◆ **Exercise instructions**:
Print exactly the lines below between the line containing "Give me the Chart.js source for this chart." and the line containing "const seriesNames = ['I', 'II', 'III', 'IV'];", counting both of those lines. Leave pictures out.

◆ **Given records**:
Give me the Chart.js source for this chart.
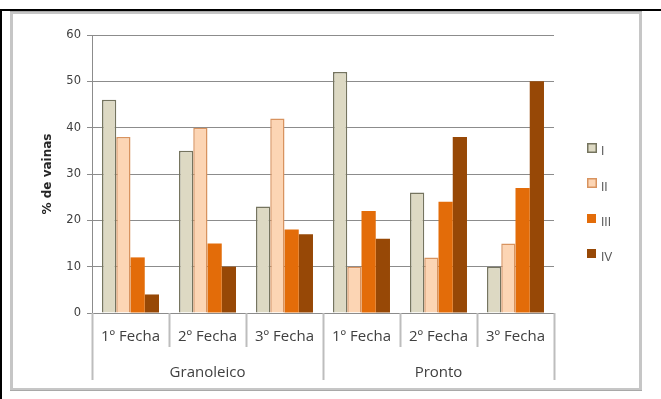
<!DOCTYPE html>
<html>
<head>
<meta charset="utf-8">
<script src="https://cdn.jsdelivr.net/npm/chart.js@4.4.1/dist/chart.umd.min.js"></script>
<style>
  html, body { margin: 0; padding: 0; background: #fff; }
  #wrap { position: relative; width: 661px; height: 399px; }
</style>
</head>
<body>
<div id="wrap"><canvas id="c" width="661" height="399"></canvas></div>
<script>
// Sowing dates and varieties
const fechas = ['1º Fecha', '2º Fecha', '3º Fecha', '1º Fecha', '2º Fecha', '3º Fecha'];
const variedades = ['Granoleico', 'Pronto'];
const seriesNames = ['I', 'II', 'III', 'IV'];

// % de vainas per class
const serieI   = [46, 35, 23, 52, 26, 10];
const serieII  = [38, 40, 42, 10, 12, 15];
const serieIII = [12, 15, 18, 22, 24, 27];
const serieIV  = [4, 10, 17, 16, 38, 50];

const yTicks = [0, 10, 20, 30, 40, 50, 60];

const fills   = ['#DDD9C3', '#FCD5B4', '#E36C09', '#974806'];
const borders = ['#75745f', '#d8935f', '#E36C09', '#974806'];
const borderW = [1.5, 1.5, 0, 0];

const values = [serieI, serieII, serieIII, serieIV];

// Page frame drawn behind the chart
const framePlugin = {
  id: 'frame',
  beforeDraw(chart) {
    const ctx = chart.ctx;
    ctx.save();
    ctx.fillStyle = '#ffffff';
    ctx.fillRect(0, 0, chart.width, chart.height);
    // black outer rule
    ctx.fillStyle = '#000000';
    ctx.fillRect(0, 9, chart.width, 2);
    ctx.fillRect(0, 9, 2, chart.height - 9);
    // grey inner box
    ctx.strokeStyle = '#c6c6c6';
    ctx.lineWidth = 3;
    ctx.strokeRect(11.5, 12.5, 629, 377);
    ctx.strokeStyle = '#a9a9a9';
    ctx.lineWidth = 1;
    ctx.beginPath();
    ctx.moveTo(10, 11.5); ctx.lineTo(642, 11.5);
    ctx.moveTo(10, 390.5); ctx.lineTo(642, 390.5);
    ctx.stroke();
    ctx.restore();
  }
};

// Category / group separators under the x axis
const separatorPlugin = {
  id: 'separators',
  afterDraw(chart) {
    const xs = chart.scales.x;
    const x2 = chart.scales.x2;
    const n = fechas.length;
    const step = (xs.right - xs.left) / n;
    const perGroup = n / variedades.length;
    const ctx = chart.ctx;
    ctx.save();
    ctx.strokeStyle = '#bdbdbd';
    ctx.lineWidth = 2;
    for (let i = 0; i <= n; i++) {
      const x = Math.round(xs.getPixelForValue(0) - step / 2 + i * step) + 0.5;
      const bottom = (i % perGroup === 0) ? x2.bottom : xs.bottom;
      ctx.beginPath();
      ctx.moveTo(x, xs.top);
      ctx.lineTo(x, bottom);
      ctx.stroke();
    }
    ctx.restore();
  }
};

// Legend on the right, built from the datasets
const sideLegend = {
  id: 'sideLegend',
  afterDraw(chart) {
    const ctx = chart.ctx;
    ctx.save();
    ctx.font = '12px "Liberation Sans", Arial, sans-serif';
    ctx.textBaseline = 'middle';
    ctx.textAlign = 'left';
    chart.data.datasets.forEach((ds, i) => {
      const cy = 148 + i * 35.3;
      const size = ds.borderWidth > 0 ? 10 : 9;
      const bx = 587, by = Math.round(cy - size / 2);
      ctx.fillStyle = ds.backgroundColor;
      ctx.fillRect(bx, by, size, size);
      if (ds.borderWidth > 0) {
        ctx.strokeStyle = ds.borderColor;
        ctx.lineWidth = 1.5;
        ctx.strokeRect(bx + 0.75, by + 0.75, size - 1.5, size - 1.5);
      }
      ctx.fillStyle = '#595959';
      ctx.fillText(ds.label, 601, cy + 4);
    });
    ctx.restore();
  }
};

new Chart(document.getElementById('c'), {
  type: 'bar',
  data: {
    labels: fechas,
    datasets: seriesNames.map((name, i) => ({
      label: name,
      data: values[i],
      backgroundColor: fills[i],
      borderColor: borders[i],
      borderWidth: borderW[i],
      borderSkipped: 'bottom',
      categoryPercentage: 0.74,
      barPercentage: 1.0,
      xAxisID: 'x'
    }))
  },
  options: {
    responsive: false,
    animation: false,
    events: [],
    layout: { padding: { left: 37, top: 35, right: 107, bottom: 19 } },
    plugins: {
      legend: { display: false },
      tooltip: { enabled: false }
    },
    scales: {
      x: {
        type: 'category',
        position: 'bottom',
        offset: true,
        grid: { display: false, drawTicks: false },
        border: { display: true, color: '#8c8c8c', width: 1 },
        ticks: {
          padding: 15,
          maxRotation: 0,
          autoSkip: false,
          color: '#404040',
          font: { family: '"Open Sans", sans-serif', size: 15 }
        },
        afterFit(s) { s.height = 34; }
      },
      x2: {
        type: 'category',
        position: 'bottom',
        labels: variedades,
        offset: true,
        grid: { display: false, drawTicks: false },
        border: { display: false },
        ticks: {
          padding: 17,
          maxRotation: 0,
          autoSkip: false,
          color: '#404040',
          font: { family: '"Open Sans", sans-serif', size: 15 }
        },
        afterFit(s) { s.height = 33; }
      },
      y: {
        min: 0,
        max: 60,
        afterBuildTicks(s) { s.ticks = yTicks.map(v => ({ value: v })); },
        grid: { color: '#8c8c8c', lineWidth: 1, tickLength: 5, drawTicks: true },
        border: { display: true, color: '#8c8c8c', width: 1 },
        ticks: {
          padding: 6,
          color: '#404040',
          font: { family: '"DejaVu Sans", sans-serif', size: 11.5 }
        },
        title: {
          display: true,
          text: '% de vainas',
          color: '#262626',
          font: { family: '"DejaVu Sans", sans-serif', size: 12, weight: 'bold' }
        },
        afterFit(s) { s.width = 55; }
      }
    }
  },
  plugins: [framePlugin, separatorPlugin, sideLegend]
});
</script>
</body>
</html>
* * *
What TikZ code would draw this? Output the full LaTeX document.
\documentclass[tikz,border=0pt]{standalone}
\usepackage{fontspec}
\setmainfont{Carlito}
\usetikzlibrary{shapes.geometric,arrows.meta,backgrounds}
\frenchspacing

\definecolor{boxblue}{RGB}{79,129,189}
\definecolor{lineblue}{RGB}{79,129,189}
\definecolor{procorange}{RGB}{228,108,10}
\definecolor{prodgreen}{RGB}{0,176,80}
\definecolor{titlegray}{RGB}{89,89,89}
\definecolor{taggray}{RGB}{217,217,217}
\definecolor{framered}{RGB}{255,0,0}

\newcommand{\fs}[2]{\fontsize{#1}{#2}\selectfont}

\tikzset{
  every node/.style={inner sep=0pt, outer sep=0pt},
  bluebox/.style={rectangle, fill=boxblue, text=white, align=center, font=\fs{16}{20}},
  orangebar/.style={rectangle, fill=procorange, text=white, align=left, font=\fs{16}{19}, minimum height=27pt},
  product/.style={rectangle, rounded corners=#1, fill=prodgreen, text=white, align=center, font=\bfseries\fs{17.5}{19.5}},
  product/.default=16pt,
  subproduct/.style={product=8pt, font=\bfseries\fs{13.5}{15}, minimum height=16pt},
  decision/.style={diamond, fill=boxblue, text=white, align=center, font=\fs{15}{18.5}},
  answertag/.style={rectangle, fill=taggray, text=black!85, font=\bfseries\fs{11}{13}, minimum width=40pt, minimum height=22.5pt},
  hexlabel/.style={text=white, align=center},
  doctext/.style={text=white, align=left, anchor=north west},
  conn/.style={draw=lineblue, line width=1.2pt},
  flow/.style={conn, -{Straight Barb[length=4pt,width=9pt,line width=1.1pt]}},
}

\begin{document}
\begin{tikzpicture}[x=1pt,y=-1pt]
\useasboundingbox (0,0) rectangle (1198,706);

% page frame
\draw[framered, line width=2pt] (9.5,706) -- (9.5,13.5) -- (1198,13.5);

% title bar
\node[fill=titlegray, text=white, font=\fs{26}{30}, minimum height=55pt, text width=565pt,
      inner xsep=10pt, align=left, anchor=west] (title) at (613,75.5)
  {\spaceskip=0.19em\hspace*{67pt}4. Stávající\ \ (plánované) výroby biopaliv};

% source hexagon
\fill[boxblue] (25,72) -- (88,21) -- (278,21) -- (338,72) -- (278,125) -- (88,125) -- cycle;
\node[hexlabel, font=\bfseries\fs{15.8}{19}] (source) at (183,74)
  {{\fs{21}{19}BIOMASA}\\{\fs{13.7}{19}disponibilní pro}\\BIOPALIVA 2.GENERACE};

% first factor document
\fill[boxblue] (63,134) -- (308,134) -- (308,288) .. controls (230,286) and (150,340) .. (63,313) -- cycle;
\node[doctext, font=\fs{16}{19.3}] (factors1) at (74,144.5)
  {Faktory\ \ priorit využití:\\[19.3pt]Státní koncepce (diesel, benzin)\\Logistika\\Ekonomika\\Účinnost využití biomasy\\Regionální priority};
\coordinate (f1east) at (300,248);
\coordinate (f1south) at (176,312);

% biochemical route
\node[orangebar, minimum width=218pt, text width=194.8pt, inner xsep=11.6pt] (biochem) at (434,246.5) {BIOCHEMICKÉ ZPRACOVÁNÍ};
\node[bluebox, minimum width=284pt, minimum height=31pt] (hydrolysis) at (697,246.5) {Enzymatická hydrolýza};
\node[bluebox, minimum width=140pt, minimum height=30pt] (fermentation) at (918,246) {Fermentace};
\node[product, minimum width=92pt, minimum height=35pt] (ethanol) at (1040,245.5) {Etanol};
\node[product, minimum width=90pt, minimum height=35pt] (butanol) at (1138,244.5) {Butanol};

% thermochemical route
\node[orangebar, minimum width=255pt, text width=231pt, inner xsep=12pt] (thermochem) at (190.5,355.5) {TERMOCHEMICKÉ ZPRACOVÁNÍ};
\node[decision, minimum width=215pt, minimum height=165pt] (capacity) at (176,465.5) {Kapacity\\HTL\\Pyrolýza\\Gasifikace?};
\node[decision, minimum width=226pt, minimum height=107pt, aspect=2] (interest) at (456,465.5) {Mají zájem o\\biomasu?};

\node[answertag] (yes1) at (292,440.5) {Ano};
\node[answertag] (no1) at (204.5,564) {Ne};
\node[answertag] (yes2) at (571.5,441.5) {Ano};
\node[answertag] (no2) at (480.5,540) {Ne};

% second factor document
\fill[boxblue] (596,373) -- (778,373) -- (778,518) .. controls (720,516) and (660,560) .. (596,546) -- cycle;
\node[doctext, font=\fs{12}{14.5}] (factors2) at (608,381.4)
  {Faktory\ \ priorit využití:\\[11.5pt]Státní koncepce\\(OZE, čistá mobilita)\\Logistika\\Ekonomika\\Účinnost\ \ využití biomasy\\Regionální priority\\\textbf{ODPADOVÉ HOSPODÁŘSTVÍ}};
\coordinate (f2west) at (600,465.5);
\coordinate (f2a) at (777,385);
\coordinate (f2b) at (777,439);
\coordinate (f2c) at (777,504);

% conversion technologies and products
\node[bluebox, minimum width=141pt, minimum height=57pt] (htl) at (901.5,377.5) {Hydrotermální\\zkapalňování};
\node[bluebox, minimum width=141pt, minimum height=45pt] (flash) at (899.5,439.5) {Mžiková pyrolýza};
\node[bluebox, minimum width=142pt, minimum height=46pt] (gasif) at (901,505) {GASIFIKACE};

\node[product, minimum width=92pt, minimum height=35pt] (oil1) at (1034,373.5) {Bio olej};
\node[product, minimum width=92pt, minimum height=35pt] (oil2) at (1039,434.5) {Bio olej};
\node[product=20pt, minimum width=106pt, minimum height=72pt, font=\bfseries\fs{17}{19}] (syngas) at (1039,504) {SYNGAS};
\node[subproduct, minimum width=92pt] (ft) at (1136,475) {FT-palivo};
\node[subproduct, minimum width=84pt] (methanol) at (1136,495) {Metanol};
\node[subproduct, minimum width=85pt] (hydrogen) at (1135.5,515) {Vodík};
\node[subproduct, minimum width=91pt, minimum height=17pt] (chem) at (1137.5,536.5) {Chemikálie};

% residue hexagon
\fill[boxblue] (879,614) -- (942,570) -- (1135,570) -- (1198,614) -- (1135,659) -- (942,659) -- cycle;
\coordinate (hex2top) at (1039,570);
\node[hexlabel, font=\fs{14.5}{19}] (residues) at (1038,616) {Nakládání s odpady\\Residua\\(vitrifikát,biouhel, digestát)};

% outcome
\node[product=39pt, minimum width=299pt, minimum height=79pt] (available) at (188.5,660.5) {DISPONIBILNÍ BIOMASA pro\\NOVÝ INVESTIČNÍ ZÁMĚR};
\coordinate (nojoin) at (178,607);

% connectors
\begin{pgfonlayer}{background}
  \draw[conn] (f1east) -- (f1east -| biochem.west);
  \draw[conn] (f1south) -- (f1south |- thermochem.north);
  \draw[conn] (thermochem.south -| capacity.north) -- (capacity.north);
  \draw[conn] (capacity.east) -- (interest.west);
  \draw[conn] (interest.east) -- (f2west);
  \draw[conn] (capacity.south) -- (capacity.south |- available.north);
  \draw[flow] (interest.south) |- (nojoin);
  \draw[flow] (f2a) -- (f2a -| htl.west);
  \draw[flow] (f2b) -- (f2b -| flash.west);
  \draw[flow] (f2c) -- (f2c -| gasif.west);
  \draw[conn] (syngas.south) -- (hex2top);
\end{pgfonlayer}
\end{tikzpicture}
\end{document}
---
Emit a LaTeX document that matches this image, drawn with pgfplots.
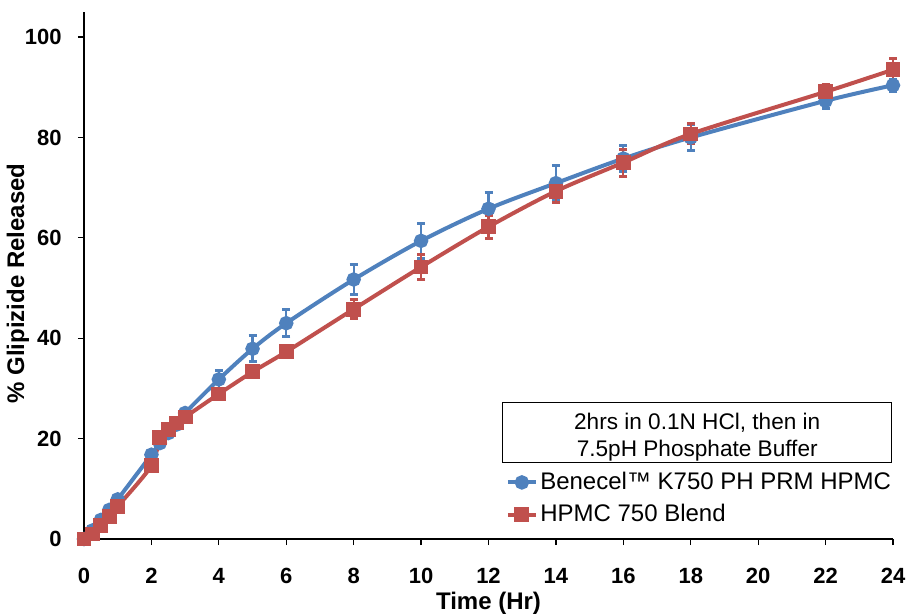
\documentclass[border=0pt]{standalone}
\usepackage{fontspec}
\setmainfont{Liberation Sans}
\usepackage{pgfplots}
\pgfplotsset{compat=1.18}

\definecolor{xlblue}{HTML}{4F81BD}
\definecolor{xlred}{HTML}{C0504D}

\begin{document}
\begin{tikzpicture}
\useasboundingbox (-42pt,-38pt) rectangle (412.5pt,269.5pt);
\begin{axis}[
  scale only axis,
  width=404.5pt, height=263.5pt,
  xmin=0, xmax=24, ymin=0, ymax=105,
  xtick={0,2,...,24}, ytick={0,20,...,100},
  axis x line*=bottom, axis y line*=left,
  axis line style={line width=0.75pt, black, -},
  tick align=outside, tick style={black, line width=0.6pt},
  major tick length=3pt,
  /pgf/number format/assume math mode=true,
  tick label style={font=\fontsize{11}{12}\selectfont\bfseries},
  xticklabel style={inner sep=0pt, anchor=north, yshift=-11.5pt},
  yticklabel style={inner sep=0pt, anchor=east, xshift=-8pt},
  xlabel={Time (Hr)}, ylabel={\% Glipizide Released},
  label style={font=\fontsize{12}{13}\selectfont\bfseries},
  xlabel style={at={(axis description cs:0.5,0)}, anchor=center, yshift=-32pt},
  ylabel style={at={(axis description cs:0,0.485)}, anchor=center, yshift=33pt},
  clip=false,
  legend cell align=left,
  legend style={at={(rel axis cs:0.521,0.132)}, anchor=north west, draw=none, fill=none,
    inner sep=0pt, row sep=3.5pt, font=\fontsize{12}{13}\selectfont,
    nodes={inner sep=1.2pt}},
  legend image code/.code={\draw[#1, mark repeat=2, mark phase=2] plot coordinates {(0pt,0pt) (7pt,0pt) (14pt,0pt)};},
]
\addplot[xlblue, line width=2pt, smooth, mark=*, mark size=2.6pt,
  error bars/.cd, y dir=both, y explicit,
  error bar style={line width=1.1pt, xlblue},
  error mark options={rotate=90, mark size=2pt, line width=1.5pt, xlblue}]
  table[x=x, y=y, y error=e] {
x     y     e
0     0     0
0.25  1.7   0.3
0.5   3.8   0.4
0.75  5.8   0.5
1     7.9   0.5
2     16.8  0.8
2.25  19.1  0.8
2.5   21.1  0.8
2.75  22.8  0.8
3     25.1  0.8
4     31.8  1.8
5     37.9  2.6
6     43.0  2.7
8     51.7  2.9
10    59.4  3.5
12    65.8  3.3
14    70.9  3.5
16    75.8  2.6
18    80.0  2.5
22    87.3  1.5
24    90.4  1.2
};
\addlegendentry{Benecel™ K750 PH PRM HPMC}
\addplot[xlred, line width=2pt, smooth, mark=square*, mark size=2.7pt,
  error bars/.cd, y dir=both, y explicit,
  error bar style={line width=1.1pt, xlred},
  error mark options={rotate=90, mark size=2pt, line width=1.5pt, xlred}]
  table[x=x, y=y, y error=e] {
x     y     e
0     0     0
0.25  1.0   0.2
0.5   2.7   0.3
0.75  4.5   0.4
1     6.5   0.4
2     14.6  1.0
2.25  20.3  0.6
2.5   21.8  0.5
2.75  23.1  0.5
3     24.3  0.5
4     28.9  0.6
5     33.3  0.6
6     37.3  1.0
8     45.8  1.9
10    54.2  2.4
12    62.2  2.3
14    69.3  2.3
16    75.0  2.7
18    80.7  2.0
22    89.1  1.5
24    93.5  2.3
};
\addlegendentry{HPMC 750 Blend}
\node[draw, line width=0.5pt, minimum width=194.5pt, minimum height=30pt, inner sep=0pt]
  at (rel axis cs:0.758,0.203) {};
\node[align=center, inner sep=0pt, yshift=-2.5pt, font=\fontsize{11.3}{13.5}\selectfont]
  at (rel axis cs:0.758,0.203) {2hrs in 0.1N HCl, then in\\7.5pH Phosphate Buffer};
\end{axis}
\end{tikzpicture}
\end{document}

◆ **Solution to the exercise**:
Give me the Chart.js source for this chart.
<!DOCTYPE html>
<html>
<head>
<meta charset="utf-8">
<script src="https://cdn.jsdelivr.net/npm/chart.js@4.4.1/dist/chart.umd.min.js"></script>
<style>
  html, body { margin: 0; padding: 0; background: #fff; }
  #wrap { position: relative; width: 661px; height: 399px; }
</style>
</head>
<body>
<div id="wrap"><canvas id="c" width="661" height="399"></canvas></div>
<script>
// Sowing dates and varieties
const fechas = ['1º Fecha', '2º Fecha', '3º Fecha', '1º Fecha', '2º Fecha', '3º Fecha'];
const variedades = ['Granoleico', 'Pronto'];
const seriesNames = ['I', 'II', 'III', 'IV'];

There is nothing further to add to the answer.